Histórias que não foram escritas

Orestes Nigro

"O Senhor guiará os mansos retamente

E aos mansos ensinará seus caminhos" - Salmo 25

Quando morre alguém da minha terra, alguém com quem tive convívio naqueles anos de juventude e de todas as esperanças ainda intatas é como que houvesse a perda de um pedaço da minha cidade, o desmoronamento da casa onde ele vivia, o ofuscamento de um cenário onde eu o via toda vez que me lembrava dele. É impressionante como pesa muito mais, como cria um vazio muito maior o desaparecimento de alguém que povoou a sua infância e juventude.

Jorge Haui no encontro de professores na festa de 80 Anos do Colégio Valentim Gentil. O inesquecível amigo das horas difíceis

A notícia me chegou de forma indireta, uma foto postada na página de uma rede social, segunda feira, 11 de março de 2013, trazia um comentário em que alguém lamentava a perda de um cidadão muito querido na cidade. Voltei meus olhos para a foto, era um flagrante do encontro de professores e ex-alunos do nosso querido Colégio “Valentim Gentil”, em 2009, naquela festa memorável que reabilitou a memória da nossa querida terra. A foto focalizava com nitidez a imagem do Jorge Haui. Fechei os olhos e pensei: “Não deve ser ele, há pouco tempo estava tão bem, esbanjando saúde”. Tomei coragem e voltei à foto, ao redor dele só havia mulheres e o comentário que eu lera deixava claro referir-se a um homem. Foi crescendo em mim a triste constatação de que era ele mesmo, o Jorge, marido da Maria Helena, irmão da Odete, do Roberto e do Eduardo, que eram filhos de Dona Lili e do Sr. Feres. Era a foto daquele mocinho educado e tímido que voltou do Líbano, com seus pais, depois de uma longa temporada lá fora e foi morar naquela casa de alicerce de pedra-fogo, de onde saíam aquelas abelhinhas Jataí, que desde criança eu parava para olhar. Era na Rua 13 de maio, bem perto da casa dos Lutaif, bem em frente ao armazém dos irmãos Ceraico.

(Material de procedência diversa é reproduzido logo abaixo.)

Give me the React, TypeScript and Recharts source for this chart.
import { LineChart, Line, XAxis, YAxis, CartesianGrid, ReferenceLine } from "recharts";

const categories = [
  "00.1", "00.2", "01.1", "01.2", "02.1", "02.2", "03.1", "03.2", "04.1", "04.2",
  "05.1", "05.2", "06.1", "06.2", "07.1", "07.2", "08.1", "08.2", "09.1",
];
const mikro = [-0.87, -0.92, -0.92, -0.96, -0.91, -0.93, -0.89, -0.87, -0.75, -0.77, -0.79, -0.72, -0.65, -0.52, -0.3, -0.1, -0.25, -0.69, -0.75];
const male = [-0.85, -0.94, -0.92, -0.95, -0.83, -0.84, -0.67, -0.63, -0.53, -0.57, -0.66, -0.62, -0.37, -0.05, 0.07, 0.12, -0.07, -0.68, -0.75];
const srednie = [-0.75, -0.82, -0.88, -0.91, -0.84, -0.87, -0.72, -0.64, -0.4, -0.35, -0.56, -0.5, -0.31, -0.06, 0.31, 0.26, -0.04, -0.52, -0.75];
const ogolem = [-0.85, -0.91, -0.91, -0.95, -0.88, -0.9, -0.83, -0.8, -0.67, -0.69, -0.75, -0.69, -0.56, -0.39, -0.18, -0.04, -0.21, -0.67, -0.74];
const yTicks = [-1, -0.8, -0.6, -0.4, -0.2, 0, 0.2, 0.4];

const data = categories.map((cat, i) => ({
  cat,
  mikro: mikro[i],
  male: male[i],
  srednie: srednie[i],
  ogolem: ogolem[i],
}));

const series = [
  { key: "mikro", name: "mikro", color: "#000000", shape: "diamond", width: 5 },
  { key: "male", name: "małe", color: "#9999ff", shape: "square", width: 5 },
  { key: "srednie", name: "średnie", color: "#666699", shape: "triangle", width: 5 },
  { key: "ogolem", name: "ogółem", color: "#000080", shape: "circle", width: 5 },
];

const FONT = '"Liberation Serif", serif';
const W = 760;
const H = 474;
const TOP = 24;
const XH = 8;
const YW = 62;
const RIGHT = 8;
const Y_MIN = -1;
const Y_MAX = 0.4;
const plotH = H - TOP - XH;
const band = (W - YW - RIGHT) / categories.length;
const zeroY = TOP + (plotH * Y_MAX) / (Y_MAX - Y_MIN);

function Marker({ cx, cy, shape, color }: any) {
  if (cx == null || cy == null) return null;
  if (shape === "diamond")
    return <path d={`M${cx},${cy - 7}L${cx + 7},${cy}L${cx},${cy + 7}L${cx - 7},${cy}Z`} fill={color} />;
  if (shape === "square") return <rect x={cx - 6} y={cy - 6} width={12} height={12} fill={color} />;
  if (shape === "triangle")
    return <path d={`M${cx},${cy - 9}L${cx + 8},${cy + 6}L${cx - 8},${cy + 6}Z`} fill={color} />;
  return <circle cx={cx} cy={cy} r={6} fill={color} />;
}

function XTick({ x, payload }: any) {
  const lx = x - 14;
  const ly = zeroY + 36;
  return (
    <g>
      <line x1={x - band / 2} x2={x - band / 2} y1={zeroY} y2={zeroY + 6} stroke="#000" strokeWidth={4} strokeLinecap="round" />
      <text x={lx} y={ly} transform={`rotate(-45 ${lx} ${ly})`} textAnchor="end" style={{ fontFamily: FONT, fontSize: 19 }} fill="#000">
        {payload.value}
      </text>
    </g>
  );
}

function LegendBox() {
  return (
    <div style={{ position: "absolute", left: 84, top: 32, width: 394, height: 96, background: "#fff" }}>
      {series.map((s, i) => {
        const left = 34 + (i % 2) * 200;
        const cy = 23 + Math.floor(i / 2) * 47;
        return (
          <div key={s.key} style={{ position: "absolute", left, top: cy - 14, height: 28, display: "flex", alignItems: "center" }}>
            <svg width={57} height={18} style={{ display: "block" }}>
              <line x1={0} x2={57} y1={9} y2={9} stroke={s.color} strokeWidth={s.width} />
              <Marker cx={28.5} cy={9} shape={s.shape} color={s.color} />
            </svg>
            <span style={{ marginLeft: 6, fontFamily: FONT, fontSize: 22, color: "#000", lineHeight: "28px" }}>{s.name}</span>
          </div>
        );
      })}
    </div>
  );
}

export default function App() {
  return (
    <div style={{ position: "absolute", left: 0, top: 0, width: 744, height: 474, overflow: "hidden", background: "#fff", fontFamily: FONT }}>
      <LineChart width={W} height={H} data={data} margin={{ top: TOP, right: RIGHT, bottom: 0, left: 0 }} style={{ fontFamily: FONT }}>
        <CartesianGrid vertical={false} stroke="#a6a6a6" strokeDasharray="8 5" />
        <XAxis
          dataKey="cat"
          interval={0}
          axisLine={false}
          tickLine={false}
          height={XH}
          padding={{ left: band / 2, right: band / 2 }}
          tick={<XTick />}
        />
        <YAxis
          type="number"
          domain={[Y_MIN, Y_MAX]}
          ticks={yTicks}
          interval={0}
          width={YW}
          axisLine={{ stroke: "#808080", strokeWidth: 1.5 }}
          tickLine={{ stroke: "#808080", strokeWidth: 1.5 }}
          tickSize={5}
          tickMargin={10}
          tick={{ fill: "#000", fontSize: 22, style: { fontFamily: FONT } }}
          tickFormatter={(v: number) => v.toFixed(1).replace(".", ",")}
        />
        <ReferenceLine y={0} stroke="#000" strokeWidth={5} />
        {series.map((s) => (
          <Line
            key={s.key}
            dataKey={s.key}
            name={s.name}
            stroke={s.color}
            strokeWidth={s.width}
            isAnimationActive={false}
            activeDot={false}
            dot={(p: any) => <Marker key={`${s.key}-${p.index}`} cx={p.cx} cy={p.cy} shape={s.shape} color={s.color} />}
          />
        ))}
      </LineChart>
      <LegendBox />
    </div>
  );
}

Jorge, Odete, Roberto e Eduardo vinham enriquecer a juventude daquela Itápolis dos meados dos anos 40, pois traziam uma invejável bagagem cultural, falavam francês com fluência, conheciam o outro lado do mundo numa época em que acabávamos de testemunhar o fim de uma guerra sangrenta, a Segunda Guerra Mundial.  Para compensar o tempo de estudos lá fora, cursaram Madureza e logo estavam aptos a seguirem seus cursos superiores.

A confirmação me veio logo, pelas palavras de condolências que alguém dirigia à Flávia, uma de  suas duas  filhas com a Maria Helena. Que sombria sensação de perda tive eu naquela hora, como me abateu a perda desse moço com quem não tinha um convívio regular, constante, mas de quem nunca me esqueci, tanto pela admiração que despertou em mim na juventude, quanto pelo apoio que me deu numa fase de minha vida em que me debatia entre crises intermitentes de cidadão sem cidadania. Ajudou-me de forma silenciosa e discreta, traço comum às criaturas generosas e de pessoas de enorme coração.

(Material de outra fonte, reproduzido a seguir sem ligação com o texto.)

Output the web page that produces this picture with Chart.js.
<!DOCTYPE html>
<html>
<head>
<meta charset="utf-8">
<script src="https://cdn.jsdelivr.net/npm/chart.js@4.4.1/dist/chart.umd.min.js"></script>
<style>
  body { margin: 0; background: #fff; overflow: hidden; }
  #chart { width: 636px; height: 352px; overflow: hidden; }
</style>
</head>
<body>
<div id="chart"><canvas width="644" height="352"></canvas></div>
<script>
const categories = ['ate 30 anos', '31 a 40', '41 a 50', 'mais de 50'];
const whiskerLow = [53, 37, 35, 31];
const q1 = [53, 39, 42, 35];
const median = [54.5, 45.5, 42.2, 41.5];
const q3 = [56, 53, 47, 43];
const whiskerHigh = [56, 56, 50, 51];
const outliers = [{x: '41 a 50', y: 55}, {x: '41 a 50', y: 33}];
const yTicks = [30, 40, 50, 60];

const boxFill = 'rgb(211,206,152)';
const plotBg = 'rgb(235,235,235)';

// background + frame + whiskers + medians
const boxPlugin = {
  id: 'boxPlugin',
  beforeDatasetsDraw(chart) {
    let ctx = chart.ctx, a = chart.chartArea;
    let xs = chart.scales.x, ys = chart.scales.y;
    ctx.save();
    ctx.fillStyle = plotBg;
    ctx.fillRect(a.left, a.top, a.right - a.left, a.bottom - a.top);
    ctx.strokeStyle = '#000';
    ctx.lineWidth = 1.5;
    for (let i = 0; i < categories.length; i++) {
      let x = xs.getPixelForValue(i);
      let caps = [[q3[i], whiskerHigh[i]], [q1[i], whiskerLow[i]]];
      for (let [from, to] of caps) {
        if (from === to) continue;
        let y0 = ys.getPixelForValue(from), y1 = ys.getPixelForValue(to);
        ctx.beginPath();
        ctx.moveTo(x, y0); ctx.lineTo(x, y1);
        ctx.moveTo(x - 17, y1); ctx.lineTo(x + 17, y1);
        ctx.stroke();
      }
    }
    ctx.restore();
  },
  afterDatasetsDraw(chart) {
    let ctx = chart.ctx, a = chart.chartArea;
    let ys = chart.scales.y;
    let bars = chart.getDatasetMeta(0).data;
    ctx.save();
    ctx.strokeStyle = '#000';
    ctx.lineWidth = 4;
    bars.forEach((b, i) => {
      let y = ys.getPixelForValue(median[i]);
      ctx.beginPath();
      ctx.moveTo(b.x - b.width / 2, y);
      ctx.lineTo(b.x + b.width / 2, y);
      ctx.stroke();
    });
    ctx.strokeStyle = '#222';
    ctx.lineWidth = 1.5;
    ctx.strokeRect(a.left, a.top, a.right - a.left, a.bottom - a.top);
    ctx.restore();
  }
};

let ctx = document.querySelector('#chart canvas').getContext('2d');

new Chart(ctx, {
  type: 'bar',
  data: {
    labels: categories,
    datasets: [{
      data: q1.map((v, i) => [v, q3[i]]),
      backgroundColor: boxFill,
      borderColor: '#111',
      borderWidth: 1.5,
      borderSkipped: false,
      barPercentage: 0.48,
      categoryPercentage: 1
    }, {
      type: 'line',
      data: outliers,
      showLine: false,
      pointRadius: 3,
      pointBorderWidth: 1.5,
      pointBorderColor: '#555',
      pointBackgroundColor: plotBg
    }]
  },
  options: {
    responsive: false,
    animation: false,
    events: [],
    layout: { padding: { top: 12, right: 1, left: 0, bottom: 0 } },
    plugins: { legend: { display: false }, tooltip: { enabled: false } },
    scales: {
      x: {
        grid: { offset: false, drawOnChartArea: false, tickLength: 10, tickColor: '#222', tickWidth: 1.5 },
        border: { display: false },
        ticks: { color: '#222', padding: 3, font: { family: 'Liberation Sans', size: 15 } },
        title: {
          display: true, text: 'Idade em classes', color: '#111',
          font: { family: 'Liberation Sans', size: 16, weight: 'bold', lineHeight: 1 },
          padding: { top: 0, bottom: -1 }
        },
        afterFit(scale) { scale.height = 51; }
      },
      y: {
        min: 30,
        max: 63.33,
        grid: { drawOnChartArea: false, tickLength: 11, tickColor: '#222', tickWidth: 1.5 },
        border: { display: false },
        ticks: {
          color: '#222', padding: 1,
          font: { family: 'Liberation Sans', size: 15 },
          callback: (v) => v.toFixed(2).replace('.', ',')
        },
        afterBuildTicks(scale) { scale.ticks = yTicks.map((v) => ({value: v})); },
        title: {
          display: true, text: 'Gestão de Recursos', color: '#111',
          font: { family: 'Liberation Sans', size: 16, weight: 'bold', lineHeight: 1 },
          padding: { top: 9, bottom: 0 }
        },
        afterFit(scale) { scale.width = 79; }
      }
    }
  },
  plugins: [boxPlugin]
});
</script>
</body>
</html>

Jorge colocou-se na confluência de duas famílias admiráveis, que eram os Haui e os Monteiro. Casou-se com a Maria Helena, irmã da Wilma, filhas  de Dona Glória, amiga íntima de minha tia Bibi, e do Dr. Luís Monteiro, médico que formava aquela plêiade de médicos excelentes que faziam o orgulho de nossa mais tenra Itápolis.  Tornou-se engenheiro de prestígio, destacado no seu âmbito profissional, conservando sempre sua sobriedade, discrição e certa simpática timidez, Jorge era como dizem, um cidadão recatado. Sua partida inesperada causa em mim uma profunda frustração, pois toda vez que me lembrava dele, alimentava-me a esperança de revê-lo e de reverenciá-lo.

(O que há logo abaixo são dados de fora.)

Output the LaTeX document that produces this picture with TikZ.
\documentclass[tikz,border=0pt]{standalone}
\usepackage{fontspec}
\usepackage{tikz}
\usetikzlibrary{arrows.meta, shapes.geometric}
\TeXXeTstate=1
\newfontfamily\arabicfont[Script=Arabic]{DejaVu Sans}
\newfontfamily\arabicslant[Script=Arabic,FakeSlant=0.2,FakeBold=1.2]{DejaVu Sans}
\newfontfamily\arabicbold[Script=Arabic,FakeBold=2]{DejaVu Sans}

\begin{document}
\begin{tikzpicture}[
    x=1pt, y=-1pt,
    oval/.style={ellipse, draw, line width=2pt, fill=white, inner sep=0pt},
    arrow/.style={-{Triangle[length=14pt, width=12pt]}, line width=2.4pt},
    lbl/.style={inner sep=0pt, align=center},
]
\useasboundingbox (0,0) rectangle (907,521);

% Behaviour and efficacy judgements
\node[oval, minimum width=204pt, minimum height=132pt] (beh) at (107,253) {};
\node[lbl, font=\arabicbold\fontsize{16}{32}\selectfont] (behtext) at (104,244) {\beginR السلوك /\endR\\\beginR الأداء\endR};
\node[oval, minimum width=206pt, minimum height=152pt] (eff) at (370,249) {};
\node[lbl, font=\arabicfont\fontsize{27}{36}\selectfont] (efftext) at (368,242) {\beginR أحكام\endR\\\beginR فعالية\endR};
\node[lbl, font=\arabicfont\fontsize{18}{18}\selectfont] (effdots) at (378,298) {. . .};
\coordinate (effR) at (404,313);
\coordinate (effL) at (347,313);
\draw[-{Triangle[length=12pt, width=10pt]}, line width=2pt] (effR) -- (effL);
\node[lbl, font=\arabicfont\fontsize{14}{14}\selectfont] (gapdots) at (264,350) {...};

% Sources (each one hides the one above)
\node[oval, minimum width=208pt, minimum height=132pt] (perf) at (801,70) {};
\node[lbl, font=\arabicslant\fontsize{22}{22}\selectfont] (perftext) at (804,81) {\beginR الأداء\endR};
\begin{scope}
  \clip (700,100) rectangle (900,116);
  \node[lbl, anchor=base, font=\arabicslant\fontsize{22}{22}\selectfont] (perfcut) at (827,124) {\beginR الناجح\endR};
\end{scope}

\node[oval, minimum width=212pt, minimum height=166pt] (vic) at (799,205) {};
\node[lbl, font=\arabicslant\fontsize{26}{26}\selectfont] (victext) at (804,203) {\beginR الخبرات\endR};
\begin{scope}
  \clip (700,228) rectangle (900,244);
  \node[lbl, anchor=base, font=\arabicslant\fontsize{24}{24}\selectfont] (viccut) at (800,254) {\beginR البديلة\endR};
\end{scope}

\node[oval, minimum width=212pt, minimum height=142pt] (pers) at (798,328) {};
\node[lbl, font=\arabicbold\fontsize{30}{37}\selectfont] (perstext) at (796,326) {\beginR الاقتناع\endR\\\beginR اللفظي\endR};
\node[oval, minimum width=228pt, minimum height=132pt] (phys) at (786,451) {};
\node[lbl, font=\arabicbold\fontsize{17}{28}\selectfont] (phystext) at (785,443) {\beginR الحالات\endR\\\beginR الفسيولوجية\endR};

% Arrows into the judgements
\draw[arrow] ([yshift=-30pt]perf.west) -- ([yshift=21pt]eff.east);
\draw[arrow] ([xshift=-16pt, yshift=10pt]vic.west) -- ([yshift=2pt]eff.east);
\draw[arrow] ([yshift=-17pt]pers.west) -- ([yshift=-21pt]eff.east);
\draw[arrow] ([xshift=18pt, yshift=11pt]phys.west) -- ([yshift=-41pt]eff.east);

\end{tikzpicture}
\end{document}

A gente vem ao mundo para ganhar e perder, são muitas as alegrias, são maravilhosas as dádivas que recebemos, mas a perda de alguém querido, de alguém cuja imagem se projetava na sua memória como uma doce face do bem, é aterradora, suplanta num átimo a alegria das coisas conquistadas.

Só uma certeza nos reconforta quando  a perda é a de um Jorge Haui: é saber que a seara de Deus foi agraciada com a chegada de um filho muito amado, de um irmão adorado. A todos os membros das famílias Haui e Monteiro, minha solidariedade e essa homenagem singela e modesta.